A la recherche de lieux préservés
Pour éviter cette contamination, certains apiculteurs tentent de protéger leurs ruches en les déplaçant dans des endroits moins exposés (forêts, prairies, parcs naturels...), où les cultures sont peu nombreuses. "J'en ai mis une partie dans un espace protégé, explique Jacques Chaume, mais il y a des brebis et j'espère que ces dernières n'ont pas subi un traitement invasif contre la gale avec d'autres insecticides." Gilles Lanio déplore pour sa part le fait qu'il est de plus en plus difficile de trouver des endroits préservés des néonicotinoïdes : "Cela demande davantage de déplacements, davantage de frais, davantage de temps."
Les apiculteurs travaillent donc à maintenir leur cheptel en vie. "Je passe un tiers de mon temps de travail à reconstituer des colonies, pour compenser celles qui ont été décimées, décrit Loïc Leray. Cela consiste à prélever une partie des abeilles dans les ruches et en faire un élevage pour obtenir des reines, essentielles à la bonne marche d'une ruche." Un travail qu'il qualifie de "colossal".
L'apiculteur n'arrive plus à investir. "Une grande partie de ma trésorerie est destinée à maintenir mon cheptel", déplore-t-il.

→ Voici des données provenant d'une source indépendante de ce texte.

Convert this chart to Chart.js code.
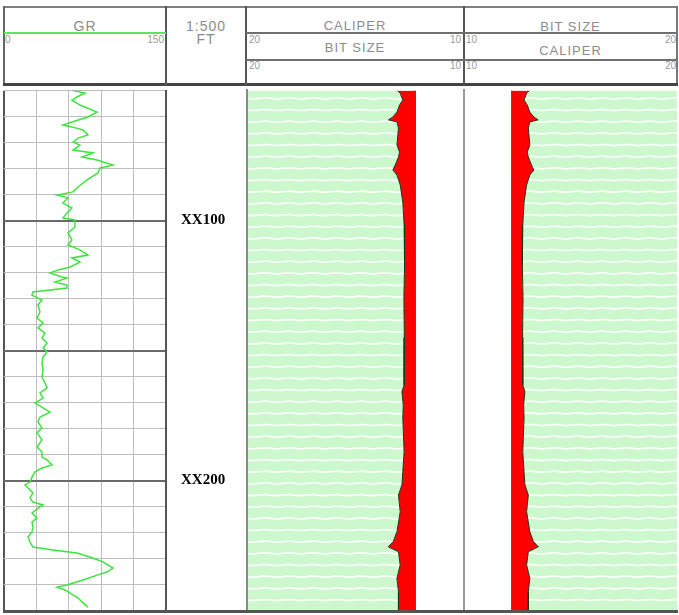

Lui qui a connu l'âge d'or de la profession –"avant l'arrivée des néonicotinoïdes, mon rendement était magique"– peine à investir dans un nouveau bâtiment. Et le secteur peine à recruter. "Sur dix élèves qui suivent des cours pour devenir apiculteurs, seul un s'engage réellement. Et au bout de deux ans d'exercice, la moitié des apiculteurs arrêtent", se désole Gilles Lanio. "Moi, je tiens bon parce que j'ai 58 ans. Mais avec les jeunes qui s'installent, il faut être franc", soupire Loïc Leray.
"C'est l'abeille Kleenex"
Gilles Lanio n'a rien contre les agriculteurs qui utilisent les insecticides. "Eux-mêmes sont otages du système, ils nous répondent qu'ils n'ont pas le choix, qu'ils sont obligés d'en utiliser." Un argumentaire repris par le ministre de l'Agriculture : "Nous devons gérer les impasses techniques et les produits pour lesquels il n'y a pas de substitution", s'est justifié Stéphane Travert sur RMC.

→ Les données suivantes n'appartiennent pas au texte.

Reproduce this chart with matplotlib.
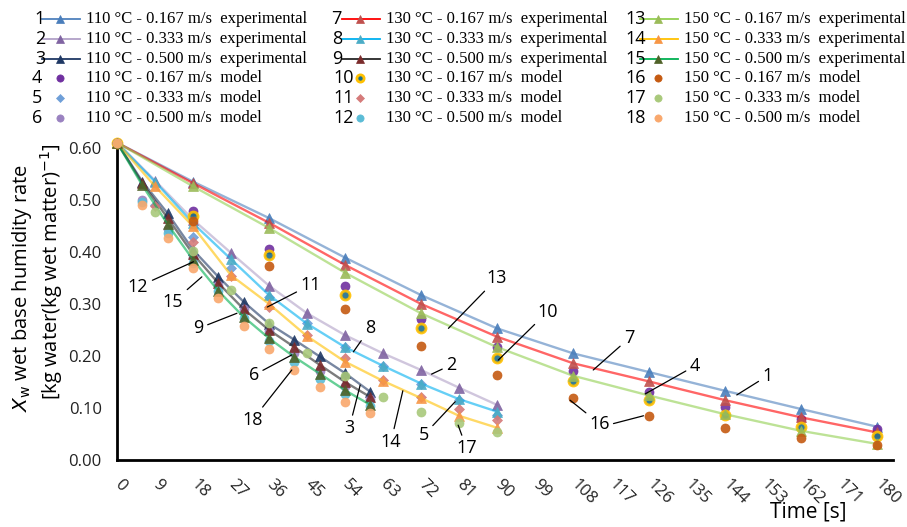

Pour Jacques Chaume, exploitants agricoles et apiculteurs ont beaucoup à partager et gagneraient à travailler ensemble. "Les abeilles sont importantes : elles pollinisent les champs et permettent aux cultures de pousser." Certains agriculteurs louent même des ruches aux apiculteurs. Cette situation relève de la schizophrénie pour Gilles Lanio : "C'est l'abeille Kleenex, qu'on jette dès qu'elle a servi : 'Après moi, le déluge'."

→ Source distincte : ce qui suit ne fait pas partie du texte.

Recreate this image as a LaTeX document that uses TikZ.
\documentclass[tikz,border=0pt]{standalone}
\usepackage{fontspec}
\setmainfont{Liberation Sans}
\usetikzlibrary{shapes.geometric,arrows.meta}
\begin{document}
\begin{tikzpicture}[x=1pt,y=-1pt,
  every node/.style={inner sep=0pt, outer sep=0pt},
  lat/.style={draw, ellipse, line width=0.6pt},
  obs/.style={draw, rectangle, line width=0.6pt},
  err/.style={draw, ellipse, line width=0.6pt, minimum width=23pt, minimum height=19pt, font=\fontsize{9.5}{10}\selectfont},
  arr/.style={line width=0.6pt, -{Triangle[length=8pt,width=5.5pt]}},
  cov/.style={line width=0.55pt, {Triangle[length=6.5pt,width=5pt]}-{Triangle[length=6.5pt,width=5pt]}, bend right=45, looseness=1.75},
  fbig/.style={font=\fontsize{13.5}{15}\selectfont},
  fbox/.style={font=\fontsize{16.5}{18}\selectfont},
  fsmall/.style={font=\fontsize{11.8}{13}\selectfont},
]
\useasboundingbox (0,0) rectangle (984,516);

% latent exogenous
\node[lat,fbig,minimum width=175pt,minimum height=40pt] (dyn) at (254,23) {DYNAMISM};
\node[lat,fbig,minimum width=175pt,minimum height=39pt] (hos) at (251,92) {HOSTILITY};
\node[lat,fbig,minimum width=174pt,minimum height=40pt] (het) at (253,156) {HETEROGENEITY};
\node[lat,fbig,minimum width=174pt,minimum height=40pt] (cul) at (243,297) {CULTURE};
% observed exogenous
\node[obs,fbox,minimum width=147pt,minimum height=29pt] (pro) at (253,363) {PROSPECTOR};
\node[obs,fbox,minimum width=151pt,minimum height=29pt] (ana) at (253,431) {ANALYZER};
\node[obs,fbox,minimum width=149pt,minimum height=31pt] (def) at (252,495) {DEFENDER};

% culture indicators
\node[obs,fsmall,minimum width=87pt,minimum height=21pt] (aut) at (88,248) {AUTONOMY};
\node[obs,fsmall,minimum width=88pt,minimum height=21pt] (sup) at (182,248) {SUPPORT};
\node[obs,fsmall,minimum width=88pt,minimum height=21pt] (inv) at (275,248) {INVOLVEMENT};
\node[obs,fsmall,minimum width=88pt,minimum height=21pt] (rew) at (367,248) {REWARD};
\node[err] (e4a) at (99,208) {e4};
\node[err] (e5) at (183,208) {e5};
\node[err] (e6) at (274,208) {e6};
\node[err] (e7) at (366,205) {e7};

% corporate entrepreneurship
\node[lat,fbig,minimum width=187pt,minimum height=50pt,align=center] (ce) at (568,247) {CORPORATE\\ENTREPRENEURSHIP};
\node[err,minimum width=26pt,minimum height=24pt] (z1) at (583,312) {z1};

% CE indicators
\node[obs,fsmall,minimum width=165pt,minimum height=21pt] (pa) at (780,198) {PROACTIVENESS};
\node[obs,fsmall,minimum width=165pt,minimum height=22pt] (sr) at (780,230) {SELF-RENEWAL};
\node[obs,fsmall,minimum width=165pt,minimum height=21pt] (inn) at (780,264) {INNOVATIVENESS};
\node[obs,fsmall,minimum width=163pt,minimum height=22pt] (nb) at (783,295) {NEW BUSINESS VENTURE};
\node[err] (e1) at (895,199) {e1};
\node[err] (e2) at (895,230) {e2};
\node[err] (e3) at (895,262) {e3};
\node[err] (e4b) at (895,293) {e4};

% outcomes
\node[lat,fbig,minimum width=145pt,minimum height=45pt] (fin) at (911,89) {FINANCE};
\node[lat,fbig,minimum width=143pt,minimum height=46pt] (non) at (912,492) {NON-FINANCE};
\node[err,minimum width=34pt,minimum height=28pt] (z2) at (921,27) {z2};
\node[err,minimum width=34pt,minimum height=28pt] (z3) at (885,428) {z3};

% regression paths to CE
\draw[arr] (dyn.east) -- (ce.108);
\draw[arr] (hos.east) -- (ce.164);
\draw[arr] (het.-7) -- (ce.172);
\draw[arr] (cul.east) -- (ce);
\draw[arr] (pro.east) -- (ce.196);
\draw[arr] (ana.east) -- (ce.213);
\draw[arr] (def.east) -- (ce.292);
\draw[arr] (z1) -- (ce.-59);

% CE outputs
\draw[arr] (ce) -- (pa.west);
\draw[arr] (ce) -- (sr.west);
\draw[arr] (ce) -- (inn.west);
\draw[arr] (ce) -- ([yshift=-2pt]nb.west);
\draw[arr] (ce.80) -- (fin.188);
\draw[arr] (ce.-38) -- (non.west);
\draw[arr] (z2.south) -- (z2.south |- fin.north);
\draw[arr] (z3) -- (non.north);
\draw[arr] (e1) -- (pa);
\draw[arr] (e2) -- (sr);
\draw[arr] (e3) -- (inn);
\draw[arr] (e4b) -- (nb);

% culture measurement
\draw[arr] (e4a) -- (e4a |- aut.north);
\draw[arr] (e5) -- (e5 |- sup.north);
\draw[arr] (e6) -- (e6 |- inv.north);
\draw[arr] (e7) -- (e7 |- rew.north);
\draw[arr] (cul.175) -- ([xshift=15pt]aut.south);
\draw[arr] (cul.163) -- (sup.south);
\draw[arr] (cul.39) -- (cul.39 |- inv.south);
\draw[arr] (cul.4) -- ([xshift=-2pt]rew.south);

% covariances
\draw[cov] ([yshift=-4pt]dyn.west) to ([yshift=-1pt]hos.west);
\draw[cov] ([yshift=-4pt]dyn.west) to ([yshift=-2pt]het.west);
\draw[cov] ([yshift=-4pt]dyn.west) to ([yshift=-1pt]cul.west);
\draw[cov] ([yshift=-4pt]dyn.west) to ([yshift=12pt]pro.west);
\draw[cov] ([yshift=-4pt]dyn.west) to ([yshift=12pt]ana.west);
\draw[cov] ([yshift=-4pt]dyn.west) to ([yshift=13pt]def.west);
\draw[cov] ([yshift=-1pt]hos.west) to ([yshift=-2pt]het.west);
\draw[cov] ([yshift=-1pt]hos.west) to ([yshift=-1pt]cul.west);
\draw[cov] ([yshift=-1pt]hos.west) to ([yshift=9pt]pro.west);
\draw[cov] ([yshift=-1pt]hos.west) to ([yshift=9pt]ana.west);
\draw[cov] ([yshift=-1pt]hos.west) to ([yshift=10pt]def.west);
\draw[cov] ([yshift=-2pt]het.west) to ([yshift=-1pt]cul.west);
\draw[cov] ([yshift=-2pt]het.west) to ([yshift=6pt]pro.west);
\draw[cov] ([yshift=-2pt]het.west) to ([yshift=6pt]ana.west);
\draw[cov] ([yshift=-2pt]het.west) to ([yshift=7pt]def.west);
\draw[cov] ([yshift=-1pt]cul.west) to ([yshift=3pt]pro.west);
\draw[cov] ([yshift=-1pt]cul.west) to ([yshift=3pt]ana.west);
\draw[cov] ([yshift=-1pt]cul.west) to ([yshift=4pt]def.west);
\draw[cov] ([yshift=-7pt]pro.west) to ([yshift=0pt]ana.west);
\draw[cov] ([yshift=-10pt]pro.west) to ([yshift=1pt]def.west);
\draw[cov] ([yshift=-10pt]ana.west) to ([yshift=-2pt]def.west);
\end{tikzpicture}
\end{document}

Mais ce sont surtout les gouvernements successifs qui cristallisent la majorité des critiques des producteurs de miel. "Tout le monde a bien compris l'importance de l'abeille pour les cultures. On nous annonce qu'on travaille à sa protection, mais il serait temps de passer au concret", dit Gilles Lanio. L'apiculteur n'est guère optimiste : "Le pouvoir des lobbies est très fort, j'ai circulé autour de différents élus qui m'ont dit que j'avais raison, mais qu'ils ne pouvaient rien faire face à l'importance des groupes de pression."